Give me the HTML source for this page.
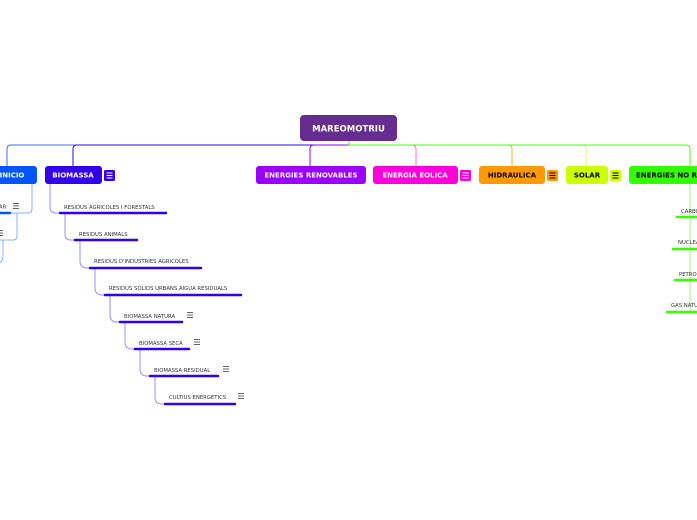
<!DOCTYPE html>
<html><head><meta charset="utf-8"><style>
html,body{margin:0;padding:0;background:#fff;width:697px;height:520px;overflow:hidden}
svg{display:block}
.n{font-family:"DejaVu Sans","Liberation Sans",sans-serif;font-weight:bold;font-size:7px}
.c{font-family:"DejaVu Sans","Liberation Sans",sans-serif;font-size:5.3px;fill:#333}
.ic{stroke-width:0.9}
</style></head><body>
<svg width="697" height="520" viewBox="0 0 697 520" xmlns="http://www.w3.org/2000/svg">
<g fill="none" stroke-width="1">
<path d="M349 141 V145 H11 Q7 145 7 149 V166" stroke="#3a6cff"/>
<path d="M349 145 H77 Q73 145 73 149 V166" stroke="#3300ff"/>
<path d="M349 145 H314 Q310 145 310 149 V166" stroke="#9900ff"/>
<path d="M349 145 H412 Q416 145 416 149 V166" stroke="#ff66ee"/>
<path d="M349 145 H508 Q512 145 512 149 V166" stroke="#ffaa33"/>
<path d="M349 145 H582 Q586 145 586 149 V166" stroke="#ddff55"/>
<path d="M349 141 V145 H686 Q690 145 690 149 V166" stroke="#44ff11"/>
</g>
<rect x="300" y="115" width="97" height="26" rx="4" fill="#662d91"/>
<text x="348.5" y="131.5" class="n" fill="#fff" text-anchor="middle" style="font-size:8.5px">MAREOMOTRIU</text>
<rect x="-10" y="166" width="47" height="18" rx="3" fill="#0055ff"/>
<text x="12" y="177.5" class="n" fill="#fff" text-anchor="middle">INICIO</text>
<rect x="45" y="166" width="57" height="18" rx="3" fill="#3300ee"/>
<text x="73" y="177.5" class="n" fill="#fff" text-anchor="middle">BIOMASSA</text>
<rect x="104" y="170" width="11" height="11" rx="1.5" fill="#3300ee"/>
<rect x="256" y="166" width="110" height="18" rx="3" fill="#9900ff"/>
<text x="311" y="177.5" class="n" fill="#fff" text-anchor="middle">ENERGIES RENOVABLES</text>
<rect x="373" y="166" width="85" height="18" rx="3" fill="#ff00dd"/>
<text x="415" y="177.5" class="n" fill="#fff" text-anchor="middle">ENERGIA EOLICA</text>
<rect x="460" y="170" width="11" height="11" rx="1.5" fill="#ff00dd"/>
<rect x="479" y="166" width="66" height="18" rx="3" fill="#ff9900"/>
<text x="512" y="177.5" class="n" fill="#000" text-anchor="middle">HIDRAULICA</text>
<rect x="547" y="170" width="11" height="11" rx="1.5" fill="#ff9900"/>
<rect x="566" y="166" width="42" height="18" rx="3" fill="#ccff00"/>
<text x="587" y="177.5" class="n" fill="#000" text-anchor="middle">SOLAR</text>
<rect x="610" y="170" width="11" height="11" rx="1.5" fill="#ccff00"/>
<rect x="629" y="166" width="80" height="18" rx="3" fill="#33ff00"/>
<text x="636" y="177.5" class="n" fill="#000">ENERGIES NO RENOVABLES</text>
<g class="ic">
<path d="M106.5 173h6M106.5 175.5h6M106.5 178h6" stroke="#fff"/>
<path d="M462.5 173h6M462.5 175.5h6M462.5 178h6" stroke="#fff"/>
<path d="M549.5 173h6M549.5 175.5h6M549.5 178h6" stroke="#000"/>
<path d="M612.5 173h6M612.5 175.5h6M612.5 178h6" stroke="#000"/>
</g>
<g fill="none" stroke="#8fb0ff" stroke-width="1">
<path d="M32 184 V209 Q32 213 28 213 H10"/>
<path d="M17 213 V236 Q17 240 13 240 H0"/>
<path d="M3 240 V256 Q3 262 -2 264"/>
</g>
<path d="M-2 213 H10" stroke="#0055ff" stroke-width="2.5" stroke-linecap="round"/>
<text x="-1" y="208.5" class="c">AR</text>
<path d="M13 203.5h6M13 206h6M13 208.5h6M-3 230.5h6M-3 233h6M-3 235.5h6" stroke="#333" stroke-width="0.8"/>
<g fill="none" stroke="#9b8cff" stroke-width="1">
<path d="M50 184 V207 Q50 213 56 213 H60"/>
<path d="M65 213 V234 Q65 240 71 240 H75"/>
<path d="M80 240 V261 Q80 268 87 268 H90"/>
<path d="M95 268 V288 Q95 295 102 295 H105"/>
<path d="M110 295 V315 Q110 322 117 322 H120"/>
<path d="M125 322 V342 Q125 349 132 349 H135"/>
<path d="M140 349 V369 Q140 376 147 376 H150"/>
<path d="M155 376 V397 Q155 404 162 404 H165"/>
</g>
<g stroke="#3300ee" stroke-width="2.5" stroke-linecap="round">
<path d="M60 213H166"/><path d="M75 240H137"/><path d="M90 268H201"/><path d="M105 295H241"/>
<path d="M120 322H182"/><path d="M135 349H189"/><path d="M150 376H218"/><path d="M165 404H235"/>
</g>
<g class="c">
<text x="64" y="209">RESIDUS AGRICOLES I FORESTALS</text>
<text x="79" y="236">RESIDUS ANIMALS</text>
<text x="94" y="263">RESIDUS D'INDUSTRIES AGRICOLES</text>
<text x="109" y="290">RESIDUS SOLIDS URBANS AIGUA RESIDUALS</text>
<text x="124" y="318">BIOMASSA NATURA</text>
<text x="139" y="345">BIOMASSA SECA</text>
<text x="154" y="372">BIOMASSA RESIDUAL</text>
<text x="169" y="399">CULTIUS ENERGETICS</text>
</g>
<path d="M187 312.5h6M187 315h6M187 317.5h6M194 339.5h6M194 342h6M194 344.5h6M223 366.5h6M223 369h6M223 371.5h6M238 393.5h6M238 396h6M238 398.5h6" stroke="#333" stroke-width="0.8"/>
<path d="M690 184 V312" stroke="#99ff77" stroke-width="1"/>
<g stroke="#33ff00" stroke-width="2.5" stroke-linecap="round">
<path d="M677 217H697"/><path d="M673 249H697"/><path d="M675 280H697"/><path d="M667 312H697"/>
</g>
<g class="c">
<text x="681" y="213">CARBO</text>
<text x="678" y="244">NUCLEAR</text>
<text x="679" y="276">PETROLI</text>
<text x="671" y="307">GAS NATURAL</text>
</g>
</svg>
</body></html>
----------------------------------------
- _Work instructions_
Quote the full listing above word for word; exclude every picture from the copy.

- _Problem solution_
Give me the HTML source for this page.
<!DOCTYPE html>
<html><head><meta charset="utf-8"><style>
html,body{margin:0;padding:0;background:#fff;width:697px;height:520px;overflow:hidden}
svg{display:block}
.n{font-family:"DejaVu Sans","Liberation Sans",sans-serif;font-weight:bold;font-size:7px}
.c{font-family:"DejaVu Sans","Liberation Sans",sans-serif;font-size:5.3px;fill:#333}
.ic{stroke-width:0.9}
</style></head><body>
<svg width="697" height="520" viewBox="0 0 697 520" xmlns="http://www.w3.org/2000/svg">
<g fill="none" stroke-width="1">
<path d="M349 141 V145 H11 Q7 145 7 149 V166" stroke="#3a6cff"/>
<path d="M349 145 H77 Q73 145 73 149 V166" stroke="#3300ff"/>
<path d="M349 145 H314 Q310 145 310 149 V166" stroke="#9900ff"/>
<path d="M349 145 H412 Q416 145 416 149 V166" stroke="#ff66ee"/>
<path d="M349 145 H508 Q512 145 512 149 V166" stroke="#ffaa33"/>
<path d="M349 145 H582 Q586 145 586 149 V166" stroke="#ddff55"/>
<path d="M349 141 V145 H686 Q690 145 690 149 V166" stroke="#44ff11"/>
</g>
<rect x="300" y="115" width="97" height="26" rx="4" fill="#662d91"/>
<text x="348.5" y="131.5" class="n" fill="#fff" text-anchor="middle" style="font-size:8.5px">MAREOMOTRIU</text>
<rect x="-10" y="166" width="47" height="18" rx="3" fill="#0055ff"/>
<text x="12" y="177.5" class="n" fill="#fff" text-anchor="middle">INICIO</text>
<rect x="45" y="166" width="57" height="18" rx="3" fill="#3300ee"/>
<text x="73" y="177.5" class="n" fill="#fff" text-anchor="middle">BIOMASSA</text>
<rect x="104" y="170" width="11" height="11" rx="1.5" fill="#3300ee"/>
<rect x="256" y="166" width="110" height="18" rx="3" fill="#9900ff"/>
<text x="311" y="177.5" class="n" fill="#fff" text-anchor="middle">ENERGIES RENOVABLES</text>
<rect x="373" y="166" width="85" height="18" rx="3" fill="#ff00dd"/>
<text x="415" y="177.5" class="n" fill="#fff" text-anchor="middle">ENERGIA EOLICA</text>
<rect x="460" y="170" width="11" height="11" rx="1.5" fill="#ff00dd"/>
<rect x="479" y="166" width="66" height="18" rx="3" fill="#ff9900"/>
<text x="512" y="177.5" class="n" fill="#000" text-anchor="middle">HIDRAULICA</text>
<rect x="547" y="170" width="11" height="11" rx="1.5" fill="#ff9900"/>
<rect x="566" y="166" width="42" height="18" rx="3" fill="#ccff00"/>
<text x="587" y="177.5" class="n" fill="#000" text-anchor="middle">SOLAR</text>
<rect x="610" y="170" width="11" height="11" rx="1.5" fill="#ccff00"/>
<rect x="629" y="166" width="80" height="18" rx="3" fill="#33ff00"/>
<text x="636" y="177.5" class="n" fill="#000">ENERGIES NO RENOVABLES</text>
<g class="ic">
<path d="M106.5 173h6M106.5 175.5h6M106.5 178h6" stroke="#fff"/>
<path d="M462.5 173h6M462.5 175.5h6M462.5 178h6" stroke="#fff"/>
<path d="M549.5 173h6M549.5 175.5h6M549.5 178h6" stroke="#000"/>
<path d="M612.5 173h6M612.5 175.5h6M612.5 178h6" stroke="#000"/>
</g>
<g fill="none" stroke="#8fb0ff" stroke-width="1">
<path d="M32 184 V209 Q32 213 28 213 H10"/>
<path d="M17 213 V236 Q17 240 13 240 H0"/>
<path d="M3 240 V256 Q3 262 -2 264"/>
</g>
<path d="M-2 213 H10" stroke="#0055ff" stroke-width="2.5" stroke-linecap="round"/>
<text x="-1" y="208.5" class="c">AR</text>
<path d="M13 203.5h6M13 206h6M13 208.5h6M-3 230.5h6M-3 233h6M-3 235.5h6" stroke="#333" stroke-width="0.8"/>
<g fill="none" stroke="#9b8cff" stroke-width="1">
<path d="M50 184 V207 Q50 213 56 213 H60"/>
<path d="M65 213 V234 Q65 240 71 240 H75"/>
<path d="M80 240 V261 Q80 268 87 268 H90"/>
<path d="M95 268 V288 Q95 295 102 295 H105"/>
<path d="M110 295 V315 Q110 322 117 322 H120"/>
<path d="M125 322 V342 Q125 349 132 349 H135"/>
<path d="M140 349 V369 Q140 376 147 376 H150"/>
<path d="M155 376 V397 Q155 404 162 404 H165"/>
</g>
<g stroke="#3300ee" stroke-width="2.5" stroke-linecap="round">
<path d="M60 213H166"/><path d="M75 240H137"/><path d="M90 268H201"/><path d="M105 295H241"/>
<path d="M120 322H182"/><path d="M135 349H189"/><path d="M150 376H218"/><path d="M165 404H235"/>
</g>
<g class="c">
<text x="64" y="209">RESIDUS AGRICOLES I FORESTALS</text>
<text x="79" y="236">RESIDUS ANIMALS</text>
<text x="94" y="263">RESIDUS D'INDUSTRIES AGRICOLES</text>
<text x="109" y="290">RESIDUS SOLIDS URBANS AIGUA RESIDUALS</text>
<text x="124" y="318">BIOMASSA NATURA</text>
<text x="139" y="345">BIOMASSA SECA</text>
<text x="154" y="372">BIOMASSA RESIDUAL</text>
<text x="169" y="399">CULTIUS ENERGETICS</text>
</g>
<path d="M187 312.5h6M187 315h6M187 317.5h6M194 339.5h6M194 342h6M194 344.5h6M223 366.5h6M223 369h6M223 371.5h6M238 393.5h6M238 396h6M238 398.5h6" stroke="#333" stroke-width="0.8"/>
<path d="M690 184 V312" stroke="#99ff77" stroke-width="1"/>
<g stroke="#33ff00" stroke-width="2.5" stroke-linecap="round">
<path d="M677 217H697"/><path d="M673 249H697"/><path d="M675 280H697"/><path d="M667 312H697"/>
</g>
<g class="c">
<text x="681" y="213">CARBO</text>
<text x="678" y="244">NUCLEAR</text>
<text x="679" y="276">PETROLI</text>
<text x="671" y="307">GAS NATURAL</text>
</g>
</svg>
</body></html>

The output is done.